***** Information supplied

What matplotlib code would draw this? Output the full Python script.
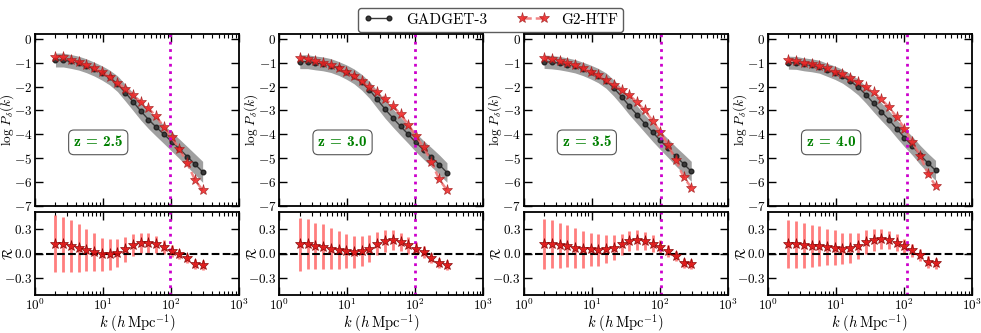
import matplotlib
matplotlib.use("Agg")
import matplotlib.pyplot as plt
from matplotlib.ticker import FuncFormatter, MultipleLocator

plt.rcParams['font.family'] = 'cmr10'
plt.rcParams['mathtext.fontset'] = 'cm'
plt.rcParams['axes.formatter.use_mathtext'] = True
plt.rcParams['axes.unicode_minus'] = True

# k bins (h/Mpc)
k = [2.0, 2.6, 3.38, 4.39, 5.71, 7.43, 9.65, 12.5, 16.3, 21.2,
     27.6, 35.8, 46.6, 60.6, 78.8, 102, 133, 173, 225, 292]

redshifts = ["2.5", "3.0", "3.5", "4.0"]
k_cut = [96, 100, 105, 110]

# log P(k), GADGET-3
gadget = [
    [-0.89, -0.89, -0.95, -1.02, -1.13, -1.27, -1.43, -1.62, -1.88, -2.25,
     -2.63, -3.02, -3.38, -3.70, -4.00, -4.30, -4.61, -4.93, -5.25, -5.57],
    [-0.96, -0.96, -1.01, -1.05, -1.12, -1.24, -1.39, -1.57, -1.82, -2.14,
     -2.54, -2.94, -3.31, -3.66, -4.00, -4.34, -4.66, -4.96, -5.27, -5.60],
    [-0.96, -0.98, -1.02, -1.08, -1.15, -1.26, -1.39, -1.54, -1.75, -2.06,
     -2.42, -2.81, -3.18, -3.55, -3.91, -4.25, -4.58, -4.92, -5.23, -5.55],
    [-1.00, -1.01, -1.07, -1.11, -1.17, -1.30, -1.42, -1.57, -1.78, -2.02,
     -2.34, -2.70, -3.05, -3.39, -3.77, -4.14, -4.48, -4.86, -5.20, -5.51],
]

# half-width of grey band
band = [
    [0.29, 0.29, 0.29, 0.29, 0.29, 0.29, 0.30, 0.31, 0.33, 0.35,
     0.37, 0.38, 0.38, 0.38, 0.39, 0.40, 0.41, 0.42, 0.43, 0.44],
    [0.29, 0.29, 0.29, 0.29, 0.29, 0.29, 0.30, 0.31, 0.33, 0.35,
     0.37, 0.38, 0.38, 0.38, 0.38, 0.39, 0.39, 0.40, 0.41, 0.41],
    [0.28, 0.28, 0.28, 0.28, 0.28, 0.28, 0.29, 0.30, 0.32, 0.34,
     0.36, 0.37, 0.37, 0.37, 0.38, 0.38, 0.39, 0.40, 0.41, 0.42],
    [0.27, 0.27, 0.27, 0.27, 0.27, 0.27, 0.28, 0.29, 0.31, 0.33,
     0.35, 0.36, 0.37, 0.37, 0.38, 0.38, 0.39, 0.40, 0.41, 0.42],
]

# log P(k), G2-HTF
htf = [
    [-0.75, -0.78, -0.90, -0.97, -1.09, -1.23, -1.38, -1.60, -1.84, -2.09,
     -2.36, -2.63, -2.91, -3.25, -3.70, -4.13, -4.61, -5.20, -5.91, -6.34],
    [-0.82, -0.83, -0.92, -1.00, -1.09, -1.23, -1.38, -1.54, -1.78, -2.02,
     -2.23, -2.50, -2.81, -3.16, -3.59, -4.07, -4.55, -5.16, -5.89, -6.33],
    [-0.82, -0.86, -0.94, -1.01, -1.11, -1.23, -1.37, -1.52, -1.72, -1.95,
     -2.13, -2.36, -2.66, -3.00, -3.43, -3.89, -4.44, -5.07, -5.78, -6.23],
    [-0.89, -0.93, -1.00, -1.05, -1.13, -1.24, -1.37, -1.48, -1.65, -1.83,
     -2.02, -2.24, -2.53, -2.87, -3.29, -3.76, -4.34, -4.89, -5.64, -6.16],
]

# ratio R and its error
ratio = [
    [0.12, 0.11, 0.09, 0.07, 0.04, 0.02, -0.01, -0.01, 0.01, 0.05,
     0.10, 0.13, 0.13, 0.11, 0.08, 0.03, -0.01, -0.06, -0.13, -0.14],
    [0.11, 0.11, 0.09, 0.08, 0.06, 0.04, 0.03, 0.02, 0.03, 0.06,
     0.12, 0.15, 0.16, 0.14, 0.10, 0.06, 0.02, -0.05, -0.12, -0.14],
    [0.11, 0.11, 0.10, 0.09, 0.07, 0.05, 0.05, 0.04, 0.05, 0.07,
     0.11, 0.15, 0.16, 0.15, 0.12, 0.08, 0.03, -0.03, -0.11, -0.13],
    [0.11, 0.11, 0.10, 0.09, 0.09, 0.08, 0.07, 0.06, 0.07, 0.09,
     0.14, 0.16, 0.17, 0.16, 0.13, 0.09, 0.04, -0.02, -0.10, -0.12],
]
ratio_err = [
    [0.34, 0.33, 0.31, 0.29, 0.25, 0.23, 0.20, 0.19, 0.17, 0.15,
     0.13, 0.12, 0.12, 0.10, 0.08, 0.07, 0.06, 0.06, 0.06, 0.06],
    [0.32, 0.30, 0.28, 0.27, 0.25, 0.23, 0.21, 0.19, 0.18, 0.16,
     0.14, 0.13, 0.12, 0.11, 0.10, 0.08, 0.07, 0.06, 0.06, 0.06],
    [0.30, 0.29, 0.27, 0.25, 0.24, 0.22, 0.20, 0.19, 0.17, 0.15,
     0.13, 0.12, 0.12, 0.11, 0.10, 0.08, 0.07, 0.06, 0.06, 0.06],
    [0.29, 0.28, 0.27, 0.25, 0.24, 0.22, 0.21, 0.19, 0.18, 0.16,
     0.14, 0.13, 0.12, 0.11, 0.10, 0.09, 0.08, 0.07, 0.07, 0.07],
]

fig = plt.figure(figsize=(9.81, 3.33), dpi=100)

W = 204 / 981
pitch = 244.3 / 981
x0 = 35 / 981


def style_axis(ax):
    ax.set_xscale('log')
    ax.set_xlim(1, 1000)
    ax.tick_params(which='both', direction='in', top=True, right=True,
                   labelsize=9.5, pad=2)
    ax.tick_params(which='major', length=6, width=1)
    ax.tick_params(which='minor', length=3, width=0.8)
    for s in ax.spines.values():
        s.set_linewidth(1.3)


for i in range(4):
    left = x0 + i * pitch
    ax = fig.add_axes([left, 1 - 206 / 333, W, 172 / 333])
    axr = fig.add_axes([left, 1 - 295 / 333, W, 83 / 333])

    lo = [g - b for g, b in zip(gadget[i], band[i])]
    hi = [g + b for g, b in zip(gadget[i], band[i])]
    ax.fill_between(k, lo, hi, color='#808080', alpha=0.75, lw=0)
    l1, = ax.plot(k, gadget[i], '-o', color='#3a3a3a', lw=1, ms=3.3,
                  mec='#222222', label='GADGET-3')
    l2, = ax.plot(k, htf[i], '--*', color='#f07070', lw=1.8, ms=8,
                  mfc='#ee2020', mec='#a02020', mew=0.5, alpha=0.85,
                  label='G2-HTF')
    ax.axvline(k_cut[i], color='#cc00cc', ls=':', lw=2)
    style_axis(ax)
    ax.set_ylim(-7, 0.2)
    ax.yaxis.set_major_locator(MultipleLocator(1))
    ax.tick_params(labelbottom=False)
    ax.set_ylabel(r'$\log\,P_\delta(k)$', fontsize=9.5)
    ax.yaxis.set_label_coords(-0.095, 0.5)
    ax.text(0.31, 0.37, 'z = ' + redshifts[i], family='cmb10',
            transform=ax.transAxes, ha='center', va='center', color='green',
            fontsize=11,
            bbox=dict(boxstyle='round,pad=0.35', fc='white', ec='#555555', lw=0.8))

    axr.errorbar(k, ratio[i], yerr=ratio_err[i], fmt='*', color='#dd1111',
                 ms=8, mec='#800000', mew=0.5, ecolor='#ff7070', elinewidth=2,
                 alpha=0.9, capsize=0)
    axr.axhline(0, color='k', ls='--', lw=1.5)
    axr.axvline(k_cut[i], color='#cc00cc', ls=':', lw=2)
    style_axis(axr)
    axr.set_ylim(-0.5, 0.5)
    axr.yaxis.set_major_locator(MultipleLocator(0.3))
    axr.yaxis.set_major_formatter(FuncFormatter(lambda v, p: r'$%.1f$' % v))
    axr.set_ylabel(r'$\mathcal{R}$', fontsize=9.5)
    axr.yaxis.set_label_coords(-0.095, 0.5)
    axr.set_xlabel(r'$k\ (h\,\mathrm{Mpc}^{-1})$', fontsize=10.5, labelpad=-1)

fig.legend(handles=[l1, l2], loc='upper center', bbox_to_anchor=(0.5, 1.0),
           ncol=2, fontsize=11, frameon=True, fancybox=True, edgecolor='#333333',
           numpoints=2, handlelength=2.0, columnspacing=2.0, borderpad=0.35)

fig.savefig('out.png', dpi=100)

**********

* _Work instructions_
Starting at the first line of the material, output exactly the lines up to and including the one with "from matplotlib.ticker import". Do not include the pictures.

* _Full output_
What matplotlib code would draw this? Output the full Python script.
import matplotlib
matplotlib.use("Agg")
import matplotlib.pyplot as plt
from matplotlib.ticker import FuncFormatter, MultipleLocator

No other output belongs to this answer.